The fact that the young man Carr picked on for this bit was Amal Tandon—the son of comedian Amit Tandon, who was sitting next to Amal and laughing his ass off—added an unintentional layer of situational comedy to proceedings for many in the audience. Carr kept calling him Aman (“Aman? A man?”), so he probably didn’t know. How often do you see a comedian who isn’t in on (a facet of) his own joke?
The best moments of the show though, came not from the tightly scripted set, but from off-the-cuff crowd-work. This is where Carr is most in his element. You can feel his joy as he responds to a heckler with a clever put-down and a shit-eating grin, or asks an audience member if he would fuck his fiance’s mom (the correct answer, according to Carr, is “yes”). There was a little bit of local flavour—like a redneck incest joke adapted to fit audience members from Ambernath—and a double-barrel evisceration of an anti-vaxxer in the audience. The mean-ness of his putdowns is undercut by the fact that his victims are laughing along, that we’re all in this little tasteless adventure together.
None of it is particularly edifying, but that’s not what you come to a Jimmy Carr show for. You come for the subversive thrill of breaking taboos without consequence (and though Carr brings up “cancel culture” in the set, it’s hard to argue that this world-famous comedian has faced any real consequences). He delivers that thrill in spades. On his own terms then, Carr’s Mumbai shows were a great success. It’s not exactly my cup of tea, but that’s a “me problem”, not a Carr problem. I’m tempted to leave it at that, but then I remember two particularly charged moments from the set that have stuck with me.
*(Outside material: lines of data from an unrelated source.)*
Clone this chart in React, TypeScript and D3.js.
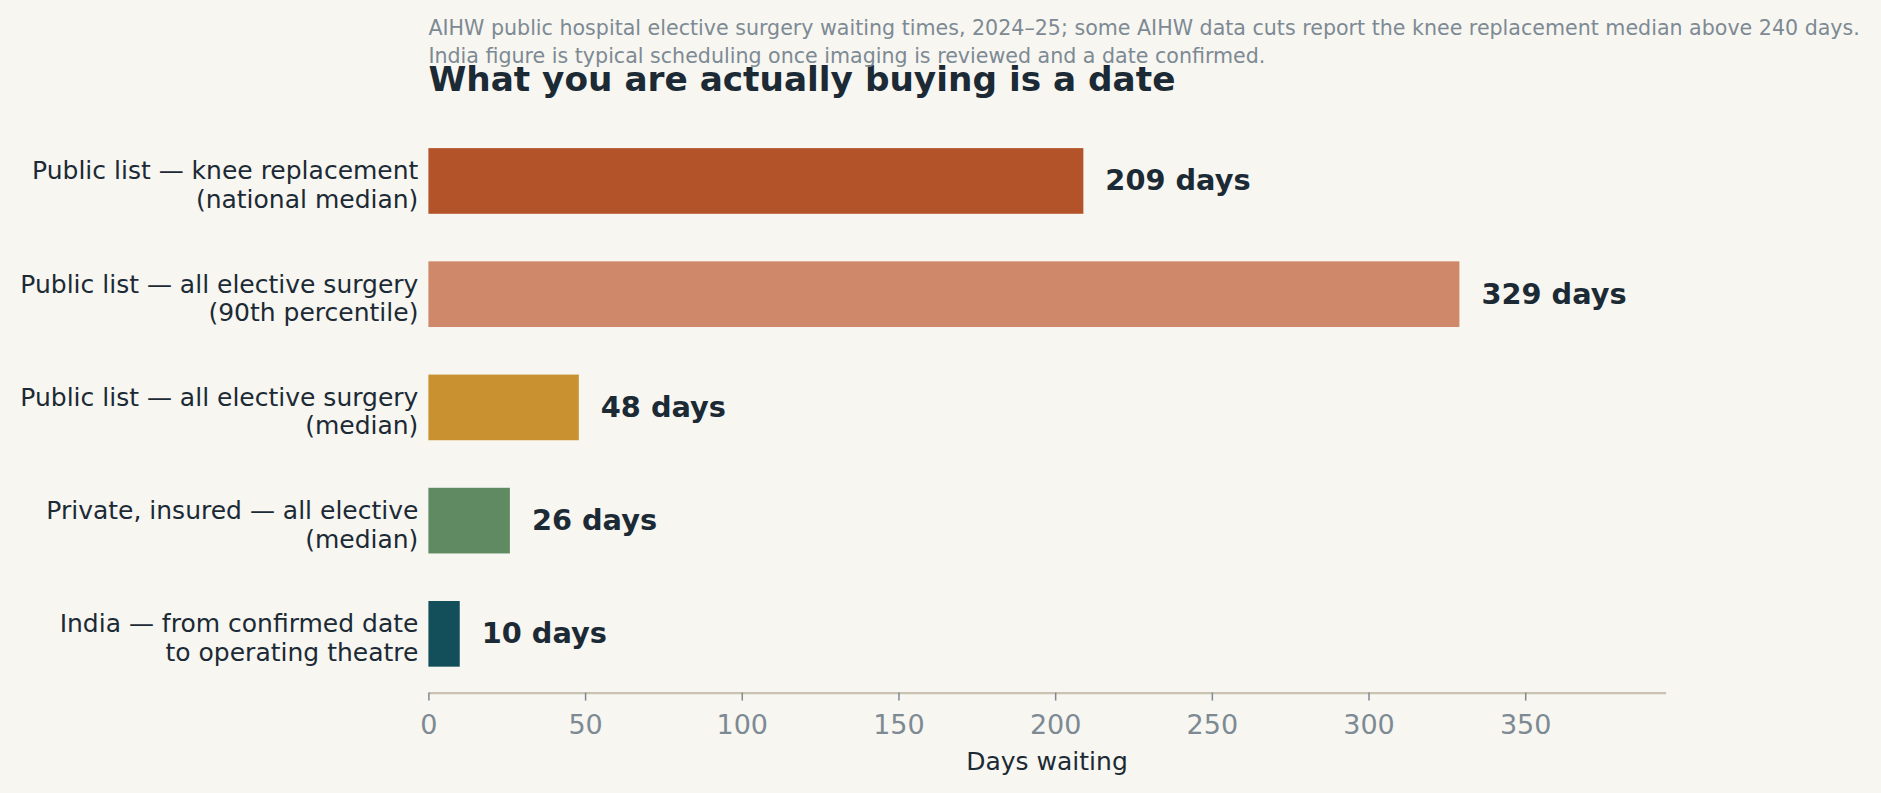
import React, { useEffect, useRef } from "react";
import * as d3 from "d3";

// data
const categories = [
  ["Public list — knee replacement", "(national median)"],
  ["Public list — all elective surgery", "(90th percentile)"],
  ["Public list — all elective surgery", "(median)"],
  ["Private, insured — all elective", "(median)"],
  ["India — from confirmed date", "to operating theatre"],
];
const waitDays = [209, 329, 48, 26, 10];
const barColors = ["#b35329", "#cf896a", "#c99130", "#5f8a62", "#124f5b"];
const xTicks = [0, 50, 100, 150, 200, 250, 300, 350];
const subtitleLines = [
  "AIHW public hospital elective surgery waiting times, 2024–25; some AIHW data cuts report the knee replacement median above 240 days.",
  "India figure is typical scheduling once imaging is reviewed and a date confirmed.",
];
const title = "What you are actually buying is a date";
const xLabel = "Days waiting";

const W = 1881;
const H = 793;
const FONT = "'DejaVu Sans', sans-serif";
const DARK = "#1c2a35";
const GREY = "#7d8a94";

function renderChart(node: SVGSVGElement) {
  const svg = d3.select(node);
  svg.selectAll("*").remove();

  svg.append("rect").attr("width", W).attr("height", H).attr("fill", "#f7f6f1");

  const left = 428.4;
  const right = 1665.6;
  const top = 122.2;
  const bottom = 692.6;

  const barH = 0.58;
  const x = d3.scaleLinear().domain([0, 394.8]).range([left, right]);
  const y = d3.scaleLinear().domain([-0.519, 4.519]).range([top, bottom]);
  const step = y(1) - y(0);

  // bars
  svg
    .append("g")
    .selectAll("rect")
    .data(waitDays)
    .enter()
    .append("rect")
    .attr("x", x(0))
    .attr("y", (d, i) => y(i) - (barH * step) / 2)
    .attr("width", (d) => x(d) - x(0))
    .attr("height", barH * step)
    .attr("fill", (d, i) => barColors[i]);

  // value labels
  svg
    .append("g")
    .selectAll("text")
    .data(waitDays)
    .enter()
    .append("text")
    .attr("x", (d) => x(d) + 22)
    .attr("y", (d, i) => y(i) + 9.5)
    .attr("font-family", FONT)
    .attr("font-size", 28.8)
    .attr("font-weight", "bold")
    .attr("fill", DARK)
    .text((d) => d + " days");

  // category labels
  const labels = svg
    .append("g")
    .selectAll("text")
    .data(categories)
    .enter()
    .append("text")
    .attr("text-anchor", "end")
    .attr("font-family", FONT)
    .attr("font-size", 25)
    .attr("fill", DARK);
  labels
    .selectAll("tspan")
    .data((d, i) => d.map((line, j) => ({ line, j, i })))
    .enter()
    .append("tspan")
    .attr("x", left - 10)
    .attr("y", (d) => y(d.i) - 1.5 + d.j * 28.5)
    .text((d) => d.line);

  // x axis
  const axis = svg
    .append("g")
    .attr("transform", "translate(0," + bottom + ")")
    .call(d3.axisBottom(x).tickValues(xTicks).tickSize(8).tickPadding(8).tickSizeOuter(0));
  axis.select(".domain").attr("stroke", "#c9c1b1").attr("stroke-width", 2.2);
  axis.selectAll(".tick line").attr("stroke", GREY).attr("stroke-width", 1.5);
  axis
    .selectAll(".tick text")
    .attr("font-family", FONT)
    .attr("font-size", 27)
    .attr("fill", GREY)
    .attr("dy", null)
    .attr("y", 41);

  svg
    .append("text")
    .attr("x", (left + right) / 2)
    .attr("y", 770)
    .attr("text-anchor", "middle")
    .attr("font-family", FONT)
    .attr("font-size", 25)
    .attr("fill", DARK)
    .text(xLabel);

  // title + subtitle
  svg
    .append("text")
    .attr("x", left)
    .attr("y", 90.5)
    .attr("font-family", FONT)
    .attr("font-size", 34.3)
    .attr("font-weight", "bold")
    .attr("fill", DARK)
    .text(title);

  svg
    .append("g")
    .selectAll("text")
    .data(subtitleLines)
    .enter()
    .append("text")
    .attr("x", left)
    .attr("y", (d, i) => 35 + i * 28.3)
    .attr("font-family", FONT)
    .attr("font-size", 20.6)
    .attr("fill", GREY)
    .text((d) => d);
}

export default function App() {
  const ref = useRef<SVGSVGElement>(null);
  useEffect(() => {
    if (ref.current) renderChart(ref.current);
  }, []);
  return (
    <svg
      ref={ref}
      width={W}
      height={H}
      style={{ position: "absolute", left: 0, top: 0, display: "block" }}
    />
  );
}
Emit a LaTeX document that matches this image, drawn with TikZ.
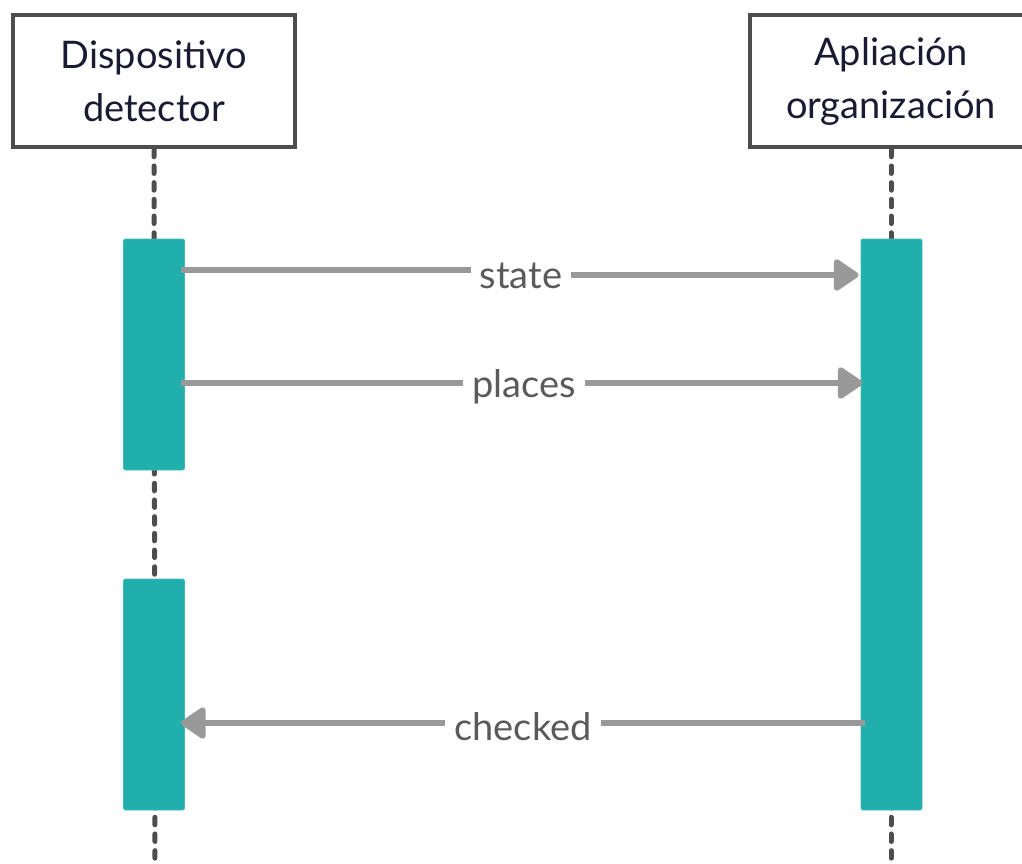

Halfway through his set, Carr announces that he’s turning his attention to religion. The audience—who have been game for plenty of pedophilia, rape and sexual violence jokes up to this point—immediately falls silent. There’s a ripple of fear, everyone waiting for the moment the desi Gestapo burst through the doors, till Carr defuses the tension by saying he’s taking aim at “my God, not yours.” Five minutes later, after a no-punches-pulled bit on Christianity, he makes a milquetoast joke about the intolerance of some Muslim radicals that is met with a lusty, full-throated roar, perhaps the loudest of the night.
This little encapsulation of India’s political realities—on the eve of the Ram Mandir’s consecration—has nothing to do with Carr or his set. But it did make me look askance at some of the people in the audience a bit, wonder at their motivations. What do any of us get out of two-hours of jokes poking fun at society’s vulnerable—rape survivors, trans people, the differently abled. Is everyone here just appreciating a cleverly written joke, or are they here to see a famous person attack the same people they attack on the daily, with far less wit and much more violence? If the latter, is that something we—or Carr himself—should be concerned about?
I don’t have the answer to these questions, but I can’t shake the feeling that they’re important ones to ask. In lieu of an answer, here’s a case study. In 2006, Dave Chappelle walked away from a critically acclaimed TV show and a $50 million deal, in part because he was worried that people were laughing at the wrong thing, that his show was reinforcing racial stereotypes instead of satirising them. In 2024, Chappelle is the flag-bearer for anti-trans comedy, aligned with the very people who missed the point of his blackface caricatures. I guess where you land on these questions—on ‘offensive’ comedy, and the comic’s responsibility for his jokes—depends on which version of Dave Chappelle you want to be. Choose wisely.